Unnamed: 0,book_id,title,count,avg
0,948,Twilight (Twilight #1),7,3.662500
1,750,The Hobbit or There and Back Again,6,4.125000
2,673,The Catcher in the Rye,6,3.825581
3,302,Harry Potter and the Prisoner of Azkaban (Harr...,6,4.414634
4,299,Harry Potter and the Chamber of Secrets (Harry...,6,4.287500
...,...,...,...,...
995,221,Essential Tales and Poems,0,4.000000
996,387,Leonardo's Notebooks,0,4.000000
997,672,The Cat in the Hat and Other Dr. Seuss Favorites,0,5.000000
998,83,Anne Rice's The Vampire Lestat: A Graphic Novel,0,3.666667


There are only 1000 books in the database. The most discussed book (with the most reviews) is Twilight (book 1).
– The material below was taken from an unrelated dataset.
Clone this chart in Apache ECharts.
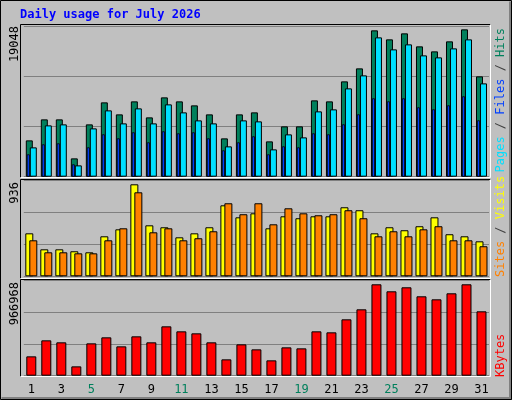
<!DOCTYPE html>
<html><head><meta charset="utf-8">
<script src="https://cdn.jsdelivr.net/npm/echarts@6/dist/echarts.min.js"></script>
<style>html,body{margin:0;padding:0;background:#c0c0c0}#c{width:512px;height:400px}</style>
</head><body><div id="c"></div>
<script>
const days = ['1','2','3','4','5','6','7','8','9','10','11','12','13','14','15','16','17','18','19','20','21','22','23','24','25','26','27','28','29','30','31'];
const weekendDays = ['4','5','11','12','18','19','25','26'];
const hits = [4614,7281,7281,2328,6646,9440,7916,9567,7535,10075,9567,9059,7916,4868,7916,8170,4487,6392,6392,9694,9567,12106,13757,18583,17440,18202,16551,15916,17186,18710,12741];
const pagesCyan = [3725,6519,6646,1439,6138,8424,6773,8678,6773,9186,8170,7154,6773,3852,7154,7027,3471,5376,4995,8297,8551,11217,12868,17694,16170,16805,15408,15154,16297,17440,11852];
const filesBlue = [2836,4106,4233,1566,3725,5376,4868,5630,4360,5757,5503,5630,4868,3344,4360,5122,2836,3852,3725,5503,5376,6646,7916,9948,9567,9948,8805,8551,9059,10202,7154];
const visits = [419,263,263,244,234,390,458,897,497,478,380,419,478,692,575,614,468,585,566,585,585,673,644,419,478,449,488,575,410,390,341];
const sites = [351,234,234,224,224,351,468,819,429,468,351,371,439,712,605,712,507,663,614,595,605,644,566,390,439,390,458,488,351,351,293];
const kbytes = [196098,358386,338100,94668,327957,388815,297528,398958,338100,500388,449673,429387,338100,165669,317814,267099,155526,287385,277242,449673,439530,571389,672819,926394,855393,895965,804678,774249,835107,926394,652533];
const maxLabels = ['19048','936','966968'];
const maxValues = [19048,936,966968];
const title = 'Daily usage for July 2026';

const font = '"DejaVu Sans Mono", monospace';
const L = 23.8, W = 465.2;
const panels = [{top:26.7,h:150},{top:180.3,h:96},{top:280.3,h:95.4}];
const grids = [
  {left:L,top:panels[0].top,width:W,height:panels[0].h},
  {left:L-3,top:panels[0].top,width:W,height:panels[0].h},
  {left:L,top:panels[1].top,width:W,height:panels[1].h},
  {left:L,top:panels[2].top,width:W,height:panels[2].h}
];
const xAxes = grids.map((g,i)=>({type:'category',gridIndex:i,data:days,
  axisLine:{show:false},axisTick:{show:false},
  axisLabel:{show:i===3,margin:8,fontFamily:font,fontSize:12,
    color:(v)=>weekendDays.includes(v)?'#00805c':'#000'}}));
const yMax=[maxValues[0],maxValues[0],maxValues[1],maxValues[2]];
const yAxes = grids.map((g,i)=>({type:'value',gridIndex:i,min:0,max:yMax[i],interval:yMax[i]/3,
  axisLabel:{show:false},axisLine:{show:false},axisTick:{show:false},
  splitLine:{show:i!==1,lineStyle:{color:'#808080',width:1}}}));
const bs={borderColor:'#000',borderWidth:1};
const series=[
  {type:'bar',xAxisIndex:0,yAxisIndex:0,data:hits,barWidth:7,barGap:'-43%',itemStyle:{color:'#00805c',...bs},z:2},
  {type:'bar',xAxisIndex:0,yAxisIndex:0,data:pagesCyan,barWidth:7,itemStyle:{color:'#00e0ff',...bs},z:3},
  {type:'bar',xAxisIndex:1,yAxisIndex:1,data:filesBlue,barWidth:3,itemStyle:{color:'#0040ff',borderColor:'#000',borderWidth:0.8},z:4},
  {type:'bar',xAxisIndex:2,yAxisIndex:2,data:visits,barWidth:8,barGap:'-50%',itemStyle:{color:'#ffff00',...bs},z:2},
  {type:'bar',xAxisIndex:2,yAxisIndex:2,data:sites,barWidth:8,itemStyle:{color:'#ff8000',...bs},z:3},
  {type:'bar',xAxisIndex:3,yAxisIndex:3,data:kbytes,barWidth:10,itemStyle:{color:'#ff0000',...bs},z:2}
];
function frame(y1,y2){
  return [
    {type:'polyline',shape:{points:[[20.5,y2],[20.5,y1],[490.5,y1]]},style:{stroke:'#000',lineWidth:1,fill:null},z:1},
    {type:'polyline',shape:{points:[[20.5,y2],[490.5,y2],[490.5,y1]]},style:{stroke:'#fff',lineWidth:1,fill:null},z:1}
  ];
}
function vtext(x,y,align,text,rich,color){
  return {type:'text',x:x,y:y,rotation:Math.PI/2,z:10,
    style:{text:text,rich:rich,fill:color||'#000',font:'12px '+font,align:align,verticalAlign:'middle'}};
}
const graphic=[
  {type:'polyline',shape:{points:[[0.5,399.5],[0.5,0.5],[511.5,0.5]]},style:{stroke:'#000',fill:null},z:1},
  {type:'polyline',shape:{points:[[1.5,398.5],[510.5,398.5],[510.5,1.5]]},style:{stroke:'#808080',lineWidth:3,fill:null},z:1},
  {type:'polyline',shape:{points:[[0.5,399.5],[511.5,399.5],[511.5,0.5]]},style:{stroke:'#000',fill:null},z:1},
  ...frame(24.5,177.5),...frame(179.5,278.5),...frame(279.5,376.5),
  {type:'text',x:20,y:15,z:10,style:{text:title,fill:'#0000ff',font:'bold 12px '+font,verticalAlign:'middle'}},
  vtext(15,26,'right',maxLabels[0]),
  vtext(15,182,'right',maxLabels[1]),
  vtext(15,282,'right',maxLabels[2]),
  vtext(501,28,'right','{p|Pages} / {f|Files} / {h|Hits}',{p:{fill:'#00e0ff',font:'12px '+font},f:{fill:'#0040ff',font:'12px '+font},h:{fill:'#00805c',font:'12px '+font}},'#404040'),
  vtext(501,277,'left','{s|Sites} / {v|Visits}',{s:{fill:'#ff8000',font:'12px '+font},v:{fill:'#ffff00',font:'12px '+font}},'#404040'),
  vtext(501,377,'left','KBytes',null,'#ff0000')
];
const chart=echarts.init(document.getElementById('c'),null,{renderer:'canvas'});
chart.setOption({backgroundColor:'#c0c0c0',animation:false,grid:grids,xAxis:xAxes,yAxis:yAxes,series:series,graphic:graphic});
</script></body></html>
**Let's determine the publishing house that has released the largest number of books thicker than 50 pages**

In [8]:
query = '''SELECT p.publisher,
                  COUNT(DISTINCT(b.book_id))
           FROM publishers AS p
           LEFT JOIN books AS b ON p.publisher_id = b.publisher_id
           WHERE b.num_pages > 50
           GROUP BY p.publisher
           ORDER BY COUNT(DISTINCT(b.book_id)) DESC
           LIMIT 1;'''

pd.io.sql.read_sql(sql=text(query), con = con)

Unnamed: 0,publisher,count
0,Penguin Books,42


The publisher with the most published books (not counting publishers that produce pamphlets) is Penguin Books.

**Determine the author with the highest average book rating - considering only books with 50 or more ratings**

In [9]:
query = '''
            WITH 
            i AS (SELECT b.title AS title,
                         b.book_id AS book_id,
                         a.author AS author,
                         COUNT(r.rating_id) AS ratings,
                         AVG(r.rating) AS rating_avg
                  FROM books AS b
                  INNER JOIN ratings AS r ON b.book_id = r.book_id
                  INNER JOIN authors AS a ON b.author_id = a.author_id
                  GROUP BY title, b.book_id, a.author
                  HAVING COUNT(r.rating_id) >= 50
                  ORDER BY rating_avg DESC
                  )
            SELECT i.author,
                   AVG(i.rating_avg) AS rating
            FROM i 
            GROUP BY author
            ORDER BY rating DESC
            LIMIT 1;'''

pd.io.sql.read_sql(sql=text(query), con = con)

Unnamed: 0,author,rating
0,J.K. Rowling/Mary GrandPré,4.283844


The author with the highest average rating for his works (among popular books - with the number of ratings of 50 or more) is J. Rowling.

**Let's calculate the average number of reviews from users who have given more than 48 ratings**

In [10]:
query = '''
            WITH 
            i AS (SELECT rt.username AS user,
                         COUNT(rt.rating_id) AS number_of_ratings
                  FROM ratings AS rt
                  GROUP BY rt.username
                  HAVING COUNT(rt.rating_id) > 48
                  )
            SELECT AVG(count) 
            FROM (SELECT i.user,
                   COUNT(r.review_id)
            FROM i
            JOIN reviews as r ON i.user = r.username
            GROUP BY i.user) AS counts;'''

pd.io.sql.read_sql(sql=text(query), con = con)

Unnamed: 0,avg
0,24.0


The most active users (those who gave more than 48 ratings) left an average of 24 reviews. Thus, active users leave ratings at least twice as often as reviews.

**Final conclusions:**

- There are only 1000 books in the database. Of these, more than 80% have been published since 2000.


- The most discussed book (with the most reviews) is Twilight (book 1), while the author of the Harry Potter works, J.K. Rowling, has the highest average rating for his works among popular authors.


- The publisher with the largest number of published books (excluding publishers that produce brochures) - Penguin Books.


- Even the most active users leave reviews at least twice as often as ratings.